Being called to the land of my heritage makes me feel a deep sense of responsibility. More than anything. I just want to learn everything and know everything and be everything I can be because this means something to me. It means something to my family. It means something to God. I literally have been given every tool I need to succeed as far as being an effective missionary goes. It’s not a competition obviously, but I expect so much more of myself than others. I’ve been given more than others. So I find myself giving myself tasks and objectives and lists and must-do’s, all achievable might I add, but it becomes like a heightened sense of failure if I don’t tick every box. I find people often saying, “Well don’t be too hard on yourself,” or “Relax a little.” In all honesty, and with my appreciation and the knowledge these people have good intentions, I disagree. Only because I know how relaxed and consciously lacking in usefulness I have been for a number of years. I guess it’s almost like I’m trying to make up for the person I was.
I’m coming to terms with how much I can give myself before I leave and how much I can handle -but still stay sane, enlightened, and still let myself feel that deep sense of responsibility but also know my purpose. I want to be converted, every day. I want to come closer every day. I guess I tend to write when I’ve reached some kind of tangible conclusion or know I am in the process of coming to it. That’s really it.
As members of our faith there are two General Conference sessions held each year in which messages from the Prophet, Apostles and leaders direct us by means of revelation as to how our faith can be strengthened and how to better live a Christ-centered life. A few things really stood out to me that helped my current mindset in which I’ll lightly address. (I can’t give specific references because I’m terrible at location or names of speakers -just working off memory alone)

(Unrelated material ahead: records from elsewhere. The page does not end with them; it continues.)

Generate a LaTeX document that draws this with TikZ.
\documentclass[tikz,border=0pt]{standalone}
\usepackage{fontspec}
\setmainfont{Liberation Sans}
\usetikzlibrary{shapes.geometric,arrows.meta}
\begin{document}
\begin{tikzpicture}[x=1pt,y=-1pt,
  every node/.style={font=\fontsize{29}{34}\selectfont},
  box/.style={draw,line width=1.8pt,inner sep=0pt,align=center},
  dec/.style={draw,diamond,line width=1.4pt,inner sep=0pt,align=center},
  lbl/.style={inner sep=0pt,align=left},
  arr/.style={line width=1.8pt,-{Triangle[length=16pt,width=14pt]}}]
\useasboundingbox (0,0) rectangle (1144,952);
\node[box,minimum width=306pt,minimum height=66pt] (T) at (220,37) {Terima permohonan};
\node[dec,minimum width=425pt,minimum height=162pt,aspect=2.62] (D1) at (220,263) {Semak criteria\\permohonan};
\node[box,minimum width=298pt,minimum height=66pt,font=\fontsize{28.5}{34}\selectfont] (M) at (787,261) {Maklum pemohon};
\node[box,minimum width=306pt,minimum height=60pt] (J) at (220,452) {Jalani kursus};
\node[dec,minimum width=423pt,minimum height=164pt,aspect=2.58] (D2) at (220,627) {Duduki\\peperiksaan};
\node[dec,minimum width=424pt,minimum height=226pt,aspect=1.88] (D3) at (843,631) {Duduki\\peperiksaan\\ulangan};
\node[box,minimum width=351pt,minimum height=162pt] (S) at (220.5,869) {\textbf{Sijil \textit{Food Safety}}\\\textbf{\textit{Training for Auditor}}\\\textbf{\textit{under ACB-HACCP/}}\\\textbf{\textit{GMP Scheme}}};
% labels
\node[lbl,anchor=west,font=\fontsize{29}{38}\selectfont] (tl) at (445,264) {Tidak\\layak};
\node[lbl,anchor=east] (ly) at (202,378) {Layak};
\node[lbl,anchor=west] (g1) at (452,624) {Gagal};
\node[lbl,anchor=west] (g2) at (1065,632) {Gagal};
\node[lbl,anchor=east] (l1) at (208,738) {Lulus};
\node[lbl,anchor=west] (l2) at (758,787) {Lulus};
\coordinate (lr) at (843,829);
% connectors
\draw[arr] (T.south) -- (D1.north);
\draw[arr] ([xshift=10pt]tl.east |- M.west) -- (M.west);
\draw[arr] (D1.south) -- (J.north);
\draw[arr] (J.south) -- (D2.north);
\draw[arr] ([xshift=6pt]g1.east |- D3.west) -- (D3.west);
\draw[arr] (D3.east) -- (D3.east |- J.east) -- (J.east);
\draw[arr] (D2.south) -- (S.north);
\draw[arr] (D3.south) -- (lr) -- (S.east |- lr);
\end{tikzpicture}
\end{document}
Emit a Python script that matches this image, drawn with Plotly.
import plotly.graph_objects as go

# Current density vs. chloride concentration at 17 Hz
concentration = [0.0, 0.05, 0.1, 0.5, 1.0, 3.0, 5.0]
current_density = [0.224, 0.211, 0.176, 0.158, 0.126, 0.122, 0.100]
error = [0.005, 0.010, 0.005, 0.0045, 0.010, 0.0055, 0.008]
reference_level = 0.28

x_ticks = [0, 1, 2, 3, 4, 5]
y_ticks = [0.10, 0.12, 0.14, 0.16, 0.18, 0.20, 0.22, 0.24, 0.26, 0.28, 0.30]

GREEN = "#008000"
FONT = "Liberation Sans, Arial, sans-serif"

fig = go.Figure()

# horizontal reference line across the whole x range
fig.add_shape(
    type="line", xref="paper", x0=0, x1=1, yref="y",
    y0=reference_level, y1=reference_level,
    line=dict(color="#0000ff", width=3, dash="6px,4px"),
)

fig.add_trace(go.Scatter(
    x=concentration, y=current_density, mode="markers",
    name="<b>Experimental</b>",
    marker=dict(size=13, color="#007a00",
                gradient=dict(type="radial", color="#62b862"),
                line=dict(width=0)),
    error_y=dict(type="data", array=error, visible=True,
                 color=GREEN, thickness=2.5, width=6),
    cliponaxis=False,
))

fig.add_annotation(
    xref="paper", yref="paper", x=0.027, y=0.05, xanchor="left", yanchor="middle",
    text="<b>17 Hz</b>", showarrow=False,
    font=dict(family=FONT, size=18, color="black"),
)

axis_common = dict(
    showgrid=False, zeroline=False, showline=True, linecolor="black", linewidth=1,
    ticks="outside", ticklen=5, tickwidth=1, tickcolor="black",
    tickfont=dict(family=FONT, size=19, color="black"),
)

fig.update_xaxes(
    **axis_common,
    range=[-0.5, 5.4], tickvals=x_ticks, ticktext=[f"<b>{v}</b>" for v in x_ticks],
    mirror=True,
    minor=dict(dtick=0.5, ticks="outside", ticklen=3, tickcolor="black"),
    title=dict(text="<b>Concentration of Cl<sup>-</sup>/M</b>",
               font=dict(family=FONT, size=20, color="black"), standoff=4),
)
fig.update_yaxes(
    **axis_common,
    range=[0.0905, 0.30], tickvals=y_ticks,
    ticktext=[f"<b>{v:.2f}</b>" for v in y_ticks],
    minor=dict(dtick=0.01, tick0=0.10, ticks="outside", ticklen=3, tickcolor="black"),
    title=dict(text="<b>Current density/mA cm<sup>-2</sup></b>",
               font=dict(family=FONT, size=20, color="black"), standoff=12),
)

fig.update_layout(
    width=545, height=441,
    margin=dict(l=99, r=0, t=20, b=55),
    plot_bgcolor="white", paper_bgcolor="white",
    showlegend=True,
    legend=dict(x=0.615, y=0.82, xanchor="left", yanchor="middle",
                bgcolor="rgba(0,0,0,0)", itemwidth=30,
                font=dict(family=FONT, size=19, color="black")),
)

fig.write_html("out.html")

The first thing that really stood out to me is to ‘get an education to bless the lives of others’. I never understood the need or the appeal in tertiary education- anything sufficiently serious, that is, until now. In this last year, I have dedicated my time to the study of the principles of the gospel of Jesus Christ and can honestly say I have learnt far more than I have ever been able to learn in my life. I never knew what study was until now (and even now, I probably don’t know what it is.) Prior, since I finished high school I have studied nothing but the arts from almost every angle, media/ performance based. Obviously there is nothing wrong with that. I don’t expect to go anywhere as an actor without being qualified or marketable or talented. I can’t say art or performance are not serious. The most serious times I’ve had in my life have been in front of a camera or in the audition room or studying a person’s mannerisms or purpose or relating my life to theirs or just feeling in general. That’s really what it is, honestly. Acting is the study of living. Artistic minds are, and cannot be without, intelligence. So in order to bless the lives of others I need to somehow incorporate a higher level of education after my mission. I still want to write, I want to write things that are real and not on some little dainty blog site either. I want what my mind has to offer to mean something, and to change something. The possibilities make me really excited (now that I know how to study, ha). The sky’s no limit.

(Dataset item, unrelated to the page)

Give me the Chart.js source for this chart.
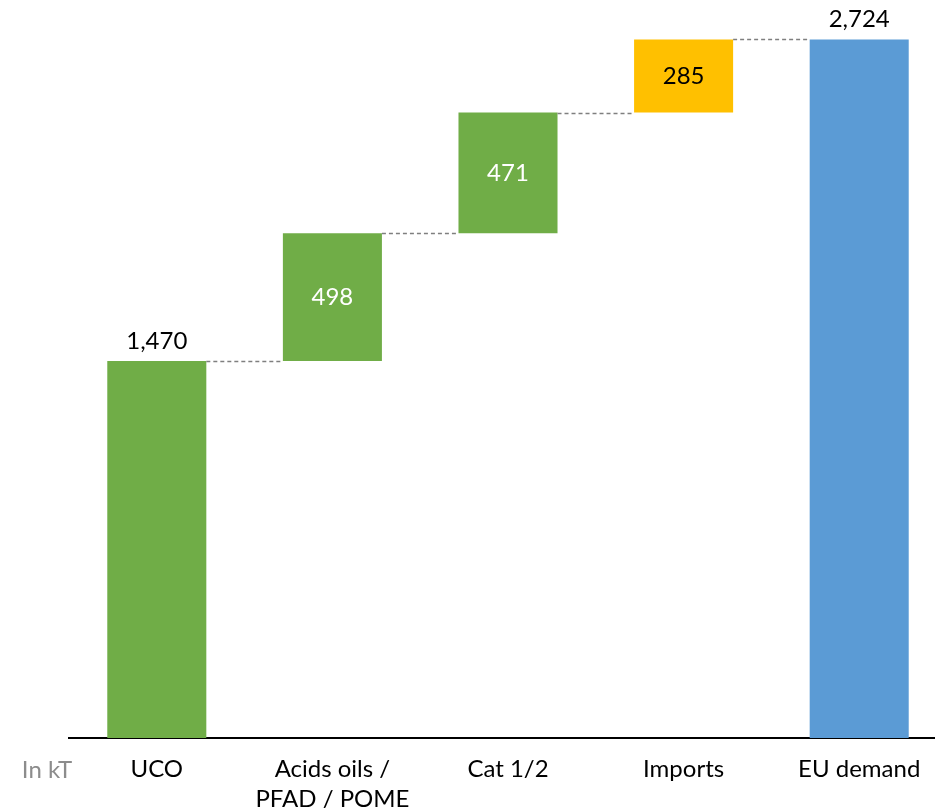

It’s been written in scripture that ‘faith without works is dead being alone.’ Which I wholeheartedly agree with. Anything quotable makes it easier to remember, so when the phrase was switched in one of the talks it actually made me think a lot as to why I’ve been feeling this way lately. It was said, works without faith is dead. It seems so simplistic but it really affected me. I’ve been doing all these works mundanely, routinely, ramming all this knowledge into my brain but forgetting the beauty or reason as to why having this knowledge is good or why it should make me feel good. It’s like I’ve been applying my faith without having barely any. My energy had been so focused on tasks that the beauty I’d found in having faith in good things coming to pass had almost been forgotten. Made me realize, again, as I always do- temperance. I’m going to be working on temperance for the rest of my life and throughout the eternities. Moderation, prudence, temperance.

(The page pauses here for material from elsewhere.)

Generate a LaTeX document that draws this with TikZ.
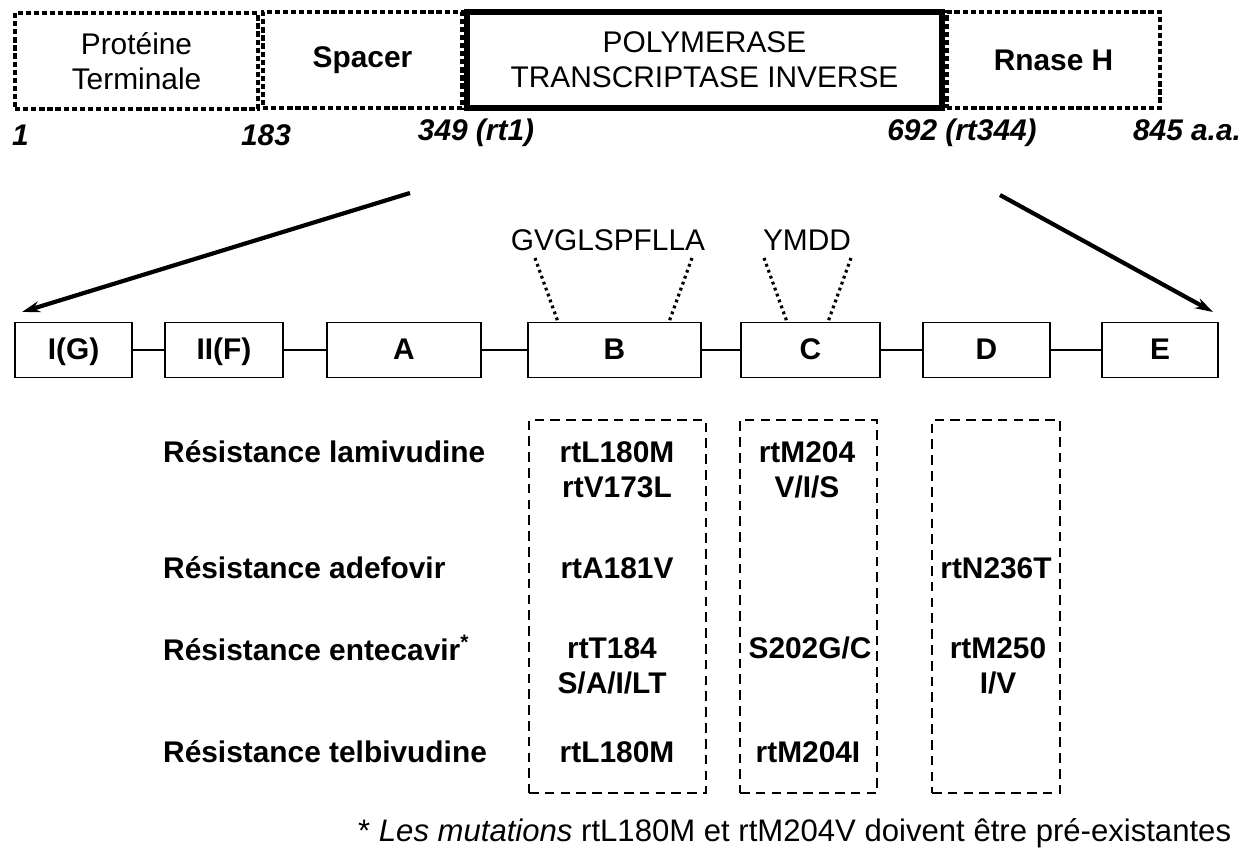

And the final thing I remember (which I just thought was really sweet) was the idea that ‘You don’t marry perfection, you marry potential.’ As life goes and each person we meet or perhaps have only platonic friendships with- to remember we are not forming relationships with perfect people but we are forming relationships with work-in-progresses. The way to be prepared for a lasting friendship and relationship (in whatever form) is most genuinely living a life based wholly on the teachings of Jesus Christ. For myself, the most attractive quality I can see in a person is the desire to serve Him. And nothing will bring you greater happiness than doing so, I promise you this.
In conclusion to these probably less specific and direct thoughts than usual is the following I wrote in bed (probably at 4am) a few nights ago. I want to write and narrate a screenplay but mainly my brain’s all kookey when I’m half asleep. Keep yourself alive and keep on keeping on -how long can rolling waters remain impure x
“I don’t think I’ve ever just straight up seen two dimensional beauty. I feel like there’s some form of criteria that needs to be met in the split second before I decide something is beautiful. Beauty as I understand it has everything to do with intelligence, something left to the imagination, something pure. Anything denoting the existence of Deity. Everything with a soul. When you let your eyes see what you desire to feel everything manifests beauty. Everything matters. Beauty is without reservation. Existence is glory.”